Elected officials in Island County were so incensed by the unfairness of Gov. Jay Inslee’s latest phased reopening plan that they held a special meeting this week to scold one of his staff members and write a strongly worded letter to the man himself.

The problem is that Island County is grouped with Skagit, San Juan and Whatcom counties in a plan that divides the state into regions and sets metrics based on levels of improvements. The region that includes Snohomish and King counties was able to graduate to Phase 2 because the numbers went from totally scary to not-quite-as scary.

Island County’s COVID response manager told commissioners this week that the county would be able to move to the second phase if it was alone in the region. Apparently faraway Whatcom is the one bringing the entire North Region down.

Langley Mayor Tim Callison pointed out that Island County was among the first counties to move to Phase 3 under the prior reopening plan due to low numbers of new cases, plenty of open hospital beds and other healthy statistics. Langley was one of the first communities to require masks.

It’s not that there haven’t been problems on the island.
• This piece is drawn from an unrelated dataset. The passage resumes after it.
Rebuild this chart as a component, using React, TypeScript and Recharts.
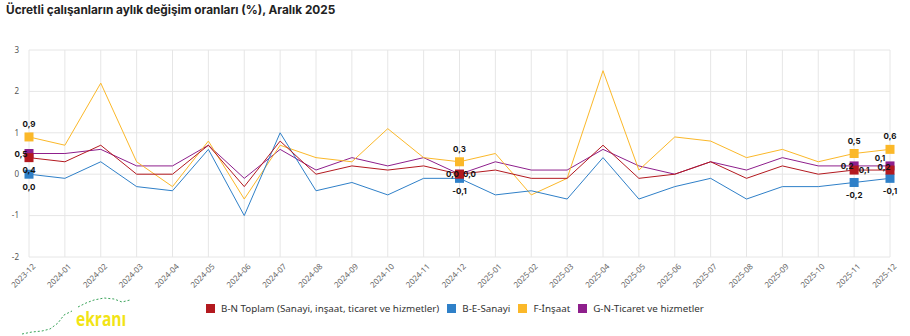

There were a number of crowded and maskless conservative political events. The county public health department has had staffing and ongoing communication problems.

Yet the rollout of vaccinations by the county and the WhidbeyHealth hospital district has been successful. By and large, residents and businesses have been conscientious in following safety rules.

The regional approach make sense in principle. Borders between counties are porous. The governor’s representative said the model is meant to prevent medical systems from being overwhelmed in areas larger than counties. Yet Island County residents seeking off-island care travel to Snohomish and Skagit counties, and even King County, but rarely Whatcom.

As the name suggests, Island County is made up of islands, which translates to relative isolation and independence. The state should consider an Island Region to acknowledge the unique characteristics.

And business owners and everyday citizens should follow the lead of elected officials and send letters of protest to the governor’s office. Intelligent, respectful messages with proper punctuation.